In the article, “Experiencing the Divine in Creation,” Profit expands on this recollection: “It was only years later, with an experience of native spirituality while studying theology, that I came to realize that roaming the field and beaches as a youth was a spiritual experience.”

Profit’s university studies in agriculture at the University of Guelph resulted in his first contact with the Jesuits and the centre which started in 1913 as a novitiate for English-speaking Jesuits. The centre’s farm both supported the needs of and provided balance in the life of the novices until 1979, when it was turned over to a farm manager and the Ignatius Farm Community, until it closed in 2001.

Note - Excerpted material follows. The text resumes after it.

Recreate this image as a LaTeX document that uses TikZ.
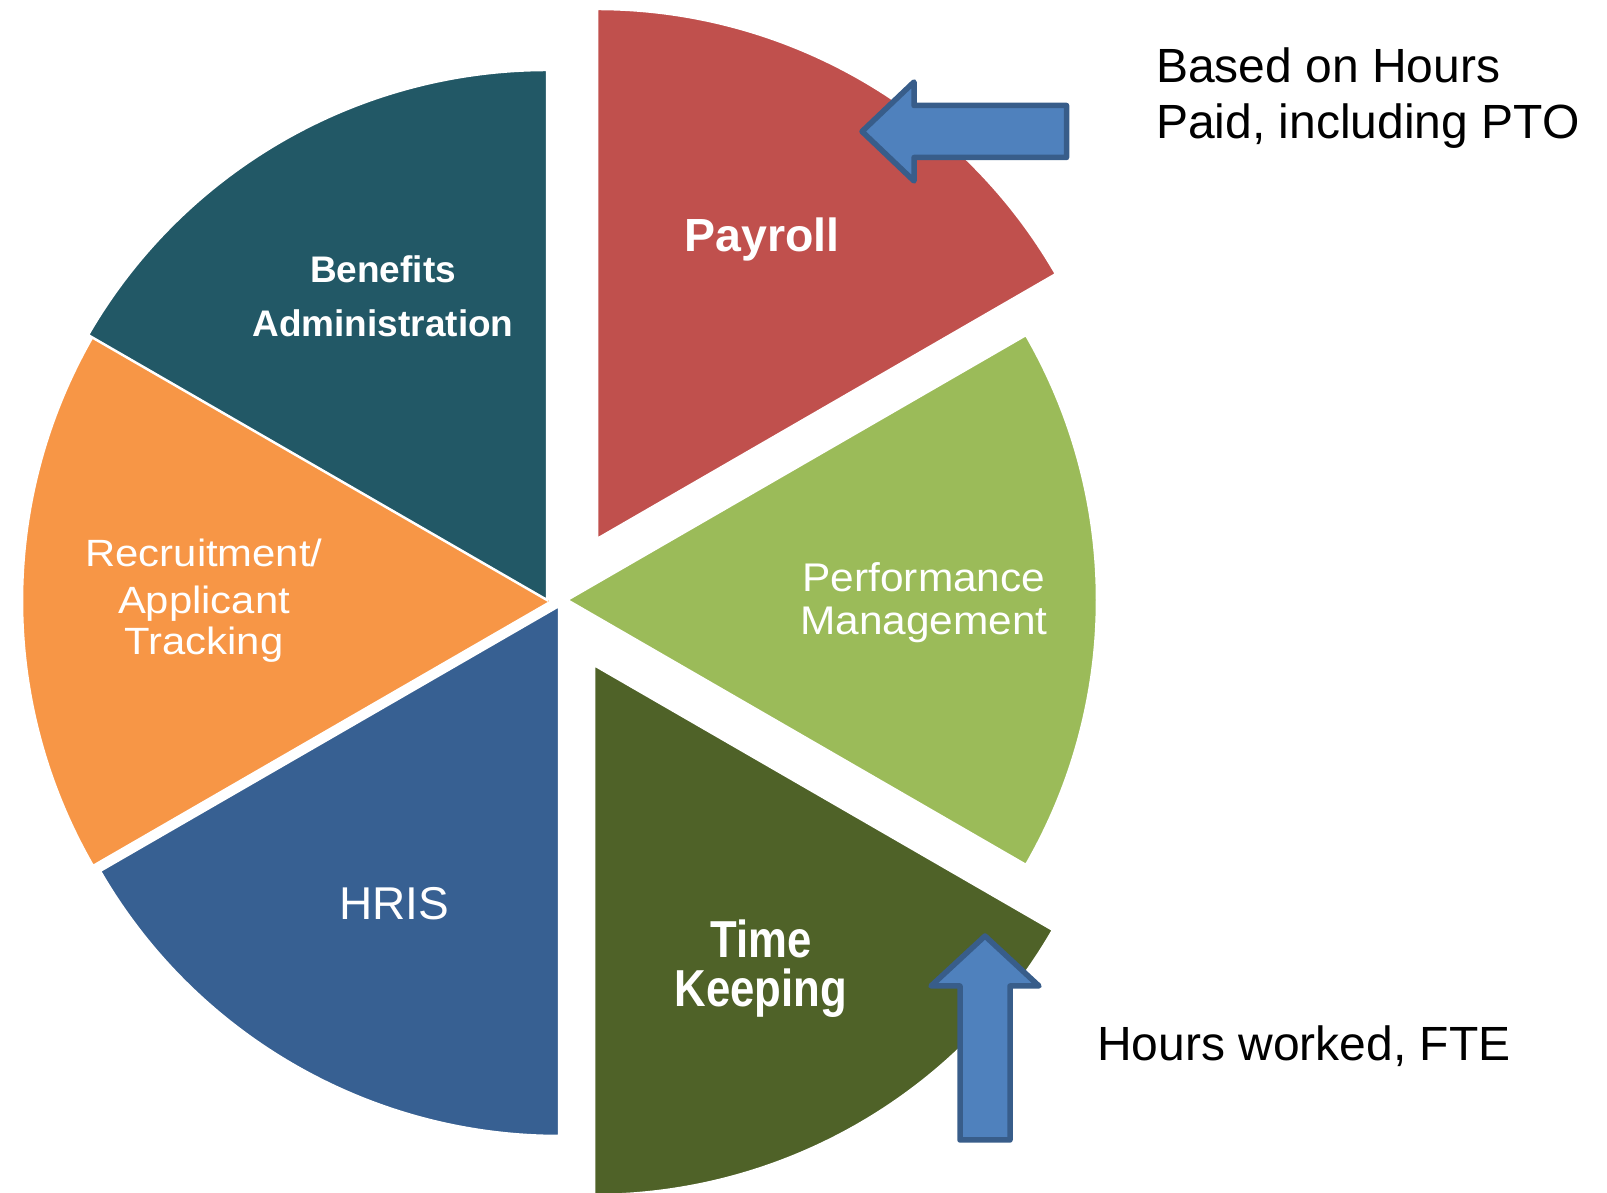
\documentclass[tikz,border=0pt]{standalone}
\usepackage{fontspec}
\setmainfont{Liberation Sans}
\newfontfamily\widesans[FakeStretch=1.10]{Liberation Sans}
\newfontfamily\midsans[FakeStretch=1.06]{Liberation Sans}
\newfontfamily\narrowsans[FakeStretch=0.84]{Liberation Sans}

\definecolor{payred}{HTML}{C0504D}
\definecolor{perfgreen}{HTML}{9BBB59}
\definecolor{timegreen}{HTML}{4F6228}
\definecolor{hrisblue}{HTML}{376092}
\definecolor{recorange}{HTML}{F79646}
\definecolor{benteal}{HTML}{225866}
\definecolor{arrowfill}{HTML}{4F81BD}
\definecolor{arrowline}{HTML}{385D8A}

% #1 colour, #2,#3 apex, #4 start angle, #5 end angle
\newcommand\pieslice[5]{%
  \filldraw[slice, fill=#1] (#2,#3) -- ++(#4:530) arc[start angle=#4, end angle=#5, radius=530] -- cycle;}

\begin{document}
\begin{tikzpicture}[x=1pt, y=1pt,
  slice/.style={draw=white, line width=2.5pt, line join=miter},
  blockarrow/.style={fill=arrowfill, draw=arrowline, line width=5.5pt, line join=round},
  lbl/.style={text=white, inner sep=0pt, anchor=base},
  note/.style={text=black, inner sep=0pt, anchor=base west,
    font=\fontsize{48}{56}\selectfont}]
\useasboundingbox (0,0) rectangle (1607,1193);

% exploded pie, six slices of 60 degrees
\pieslice{payred}{597}{654}{30}{90}
\pieslice{perfgreen}{567}{593}{-30}{30}
\pieslice{timegreen}{594}{528}{-90}{-30}
\pieslice{hrisblue}{559}{587}{210}{270}
\pieslice{recorange}{552}{592}{150}{210}
\pieslice{benteal}{547}{593}{90}{150}

% block arrows
\filldraw[blockarrow] (1066.5,1087.5) -- (914,1087.5) -- (914,1111) -- (862,1061.5)
  -- (914,1012) -- (914,1035.5) -- (1066.5,1035.5) -- cycle;
\filldraw[blockarrow] (960,53) -- (960,207) -- (931,207) -- (985,257)
  -- (1039,207) -- (1010,207) -- (1010,53) -- cycle;

% slice labels
\node[lbl] (payroll) at (762,941) {\fontsize{46.5}{55}\selectfont\bfseries Payroll};
\node[lbl] (benefitsA) at (383,910) {\fontsize{37}{44}\selectfont\bfseries Benefits};
\node[lbl] (benefitsB) at (383,856) {\fontsize{37}{44}\selectfont\bfseries Administration};
\node[lbl] (recA) at (204,626) {\widesans\fontsize{38}{45}\selectfont Recruitment/};
\node[lbl] (recB) at (204,579) {\widesans\fontsize{38}{45}\selectfont Applicant};
\node[lbl] (recC) at (204,538) {\widesans\fontsize{38}{45}\selectfont Tracking};
\node[lbl] (perfA) at (924,601) {\midsans\fontsize{40}{48}\selectfont Performance};
\node[lbl] (perfB) at (924,558) {\midsans\fontsize{40}{48}\selectfont Management};
\node[lbl] (timeA) at (761,235) {\narrowsans\fontsize{52}{60}\selectfont\bfseries Time};
\node[lbl] (timeB) at (761,186) {\narrowsans\fontsize{52}{60}\selectfont\bfseries Keeping};
\node[lbl] (hris) at (394,273) {\fontsize{46}{54}\selectfont HRIS};

% notes beside the arrows
\node[note] (paidA) at (1156,1110) {Based on Hours};
\node[note] (paidB) at (1156,1054) {Paid, including PTO};
\node[note] (worked) at (1097,132) {Hours worked, FTE};
\end{tikzpicture}
\end{document}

Now the former Ignatius College building houses rented offices. The Loyola House Retreat Centre still provides St. Ignatius’ Spiritual Exercises retreats. Much of the rest of the centre is devoted to some sort of ecological, environmental or agricultural interest: the Community Shared Agriculture farm, an organic farming demonstration plot, rented land to area farmers, research on bio-remediation or organic pest management — all overseen by the JCEAF, which comprises the Ecology Project and the Ecology Project Working Group.

Through its various components, JCEAF’s aim is to promote the integration of ecological spiritually with the issues of eco-justice — often through an ecology retreat.

Writing in Promotio Iustitae, a social justice journal published by the Jesuits, Profit, who returned to Guelph in 1999 after ministry in Jamaica and on Manitoulin Island, explains how the Spiritual Exercises “can engender a contemplative experience of the Earth, fostering healing action for the Earth…

“We are reminded that Adam (human) was created from Adamah (topsoil) and so is permanently linked to God and the Earth.”

Perhaps the best example of how Profit showed his love for creation came during the decade-long struggle to prevent a Wal-Mart from building on the southern edge of the Jesuits’ property.

“We felt the big box store was a contradiction to good urban planning,” said Profit.

Eventually the store was built, but not before making concessions — a 3.7-metre berm with trees and a living fence — to separate it from the Jesuits’ property.

“We were never convinced that we were going to win this thing,” said Profit in an article in Geez magazine. “We weren’t doing it to win. We took on the fight simply because it was important to do. If we profess faith in the Gospel, we as people of faith have to be involved in these issues. To divorce the beauty of the Earth from the divine is unconscionable.”

For now, Profit and the rest of the JCEAF team — including Fr. John McCarthy, S.J., (forest conservation and sustainable management research) and Marianne Karsh (education) — continue to promote a “holistic way of living, including spirituality” by teaching others and keeping the centre’s green spaces green.

Along with the Loyola House retreats, Profit also leads retreats on ecology and “The God of the Outdoors” across the country. And the centre is beginning to liaise with local Roman Catholic high schools to provide day-long workshops to increase students’ awareness of environmental and ecological issues.

And work will continue on the Old Growth Forest project, which Profit sees as a legacy for the future.